| Directive |
Leaving out every picture, copy the lines of the data exactly, from the first through the line containing "(0,0) rectangle (1043,1357);".

•••

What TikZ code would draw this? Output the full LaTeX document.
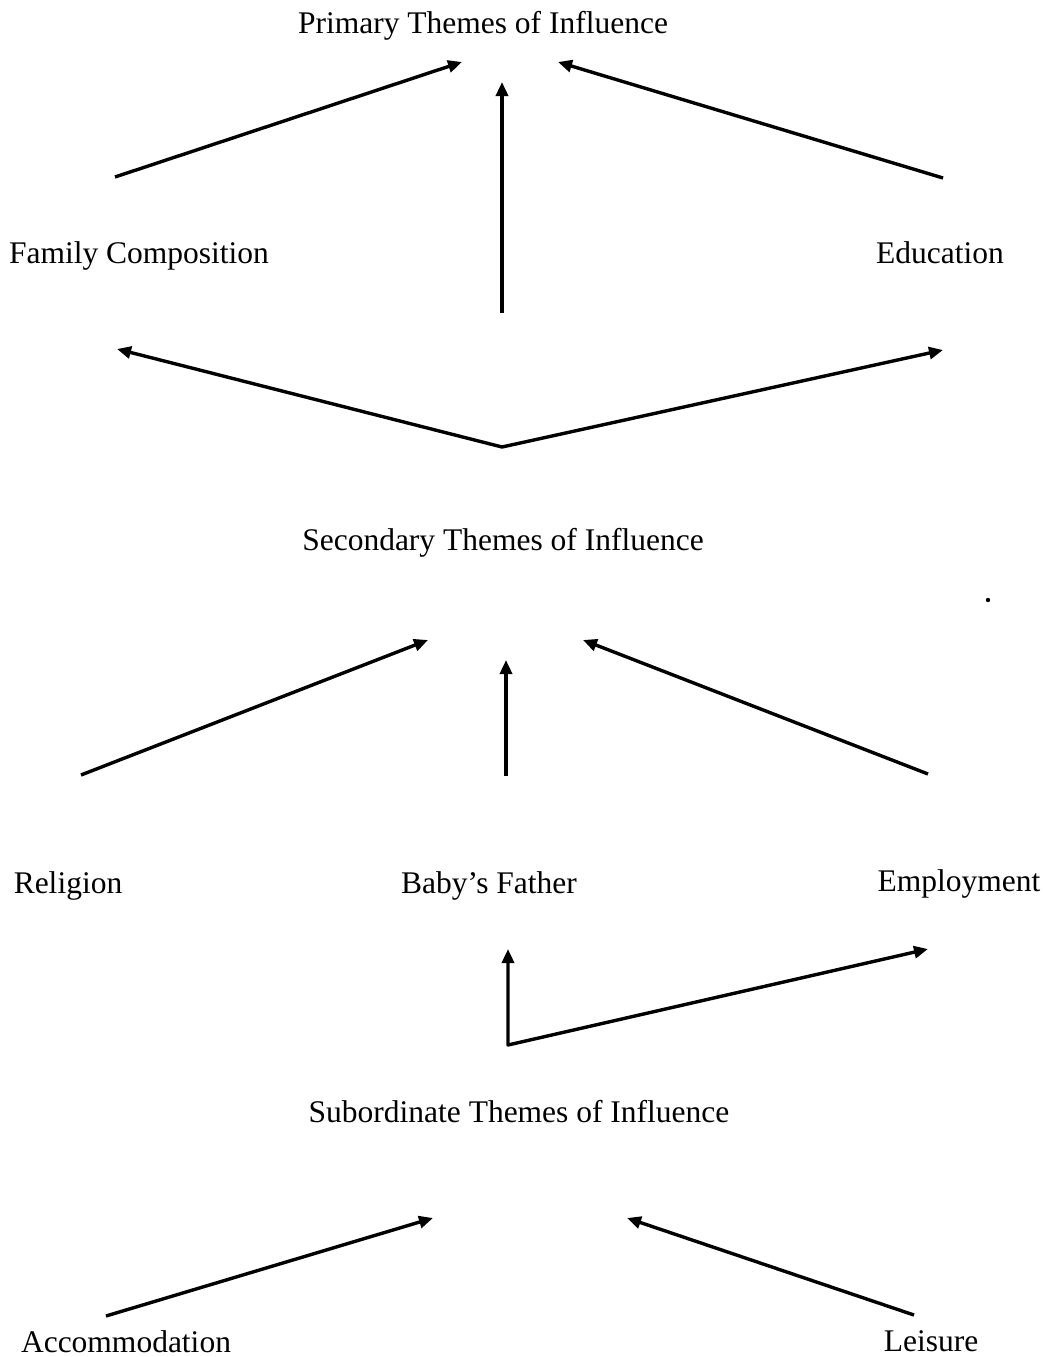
\documentclass[tikz,border=0pt]{standalone}
\usepackage{fontspec}
\setmainfont{Liberation Serif}
\usetikzlibrary{arrows.meta}

\begin{document}
\begin{tikzpicture}[
  x=1pt, y=-1pt,
  label/.style={anchor=base, inner sep=0pt, font=\fontsize{31.5}{36}\selectfont},
  link/.style={line width=3.4pt, -{Triangle[length=14pt,width=12pt]}},
  fork/.style={line width=3.4pt, line join=round, {Triangle[length=14pt,width=12pt]}-{Triangle[length=14pt,width=12pt]}},
]
\useasboundingbox (0,0) rectangle (1043,1357);

% theme labels
\node[label] (primary)   at (483,33)   {Primary Themes of Influence};
\node[label] (family)    at (139,263)  {Family Composition};
\node[label] (education) at (940,263)  {Education};
\node[label] (secondary) at (503,550)  {Secondary Themes of Influence};
\node[label] (religion)  at (68,893)   {Religion};
\node[label] (father)    at (489,893)  {Baby’s Father};
\node[label] (employ)    at (959,891)  {Employment};
\node[label] (subord)    at (519,1122) {Subordinate Themes of Influence};
\node[label] (accom)     at (126,1352) {Accommodation};
\node[label] (leisure)   at (931,1351) {Leisure};

% connector end points
\coordinate (pA) at (462,62);   \coordinate (pB) at (502,82);   \coordinate (pC) at (558,62);
\coordinate (fA) at (115,177);  \coordinate (sV) at (502,313);  \coordinate (eA) at (943,178);
\coordinate (fB) at (117,349);  \coordinate (sApex) at (502,447); \coordinate (eB) at (943,350);
\coordinate (sA) at (428,640);  \coordinate (sB) at (506,660);  \coordinate (sC) at (583,640);
\coordinate (rA) at (81,775);   \coordinate (bA) at (506,776);  \coordinate (mA) at (928,774);
\coordinate (bB) at (508,949);  \coordinate (uApex) at (508,1045); \coordinate (mB) at (928,949);
\coordinate (uA) at (433,1218); \coordinate (uB) at (627,1218);
\coordinate (aA) at (106,1316); \coordinate (lA) at (914,1315);

% primary level
\draw[link] (fA) -- (pA);
\draw[link] (sV) -- (pB);
\draw[link] (eA) -- (pC);
\draw[fork] (fB) -- (sApex) -- (eB);

% secondary level
\draw[link] (rA) -- (sA);
\draw[link] (bA) -- (sB);
\draw[link] (mA) -- (sC);
\draw[fork] (bB) -- (uApex) -- (mB);

% subordinate level
\draw[link] (aA) -- (uA);
\draw[link] (lA) -- (uB);

% small speck at the right margin
\fill (988,600) circle (2.2pt);
\end{tikzpicture}
\end{document}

•••

| Result |
What TikZ code would draw this? Output the full LaTeX document.
\documentclass[tikz,border=0pt]{standalone}
\usepackage{fontspec}
\setmainfont{Liberation Serif}
\usetikzlibrary{arrows.meta}

\begin{document}
\begin{tikzpicture}[
  x=1pt, y=-1pt,
  label/.style={anchor=base, inner sep=0pt, font=\fontsize{31.5}{36}\selectfont},
  link/.style={line width=3.4pt, -{Triangle[length=14pt,width=12pt]}},
  fork/.style={line width=3.4pt, line join=round, {Triangle[length=14pt,width=12pt]}-{Triangle[length=14pt,width=12pt]}},
]
\useasboundingbox (0,0) rectangle (1043,1357);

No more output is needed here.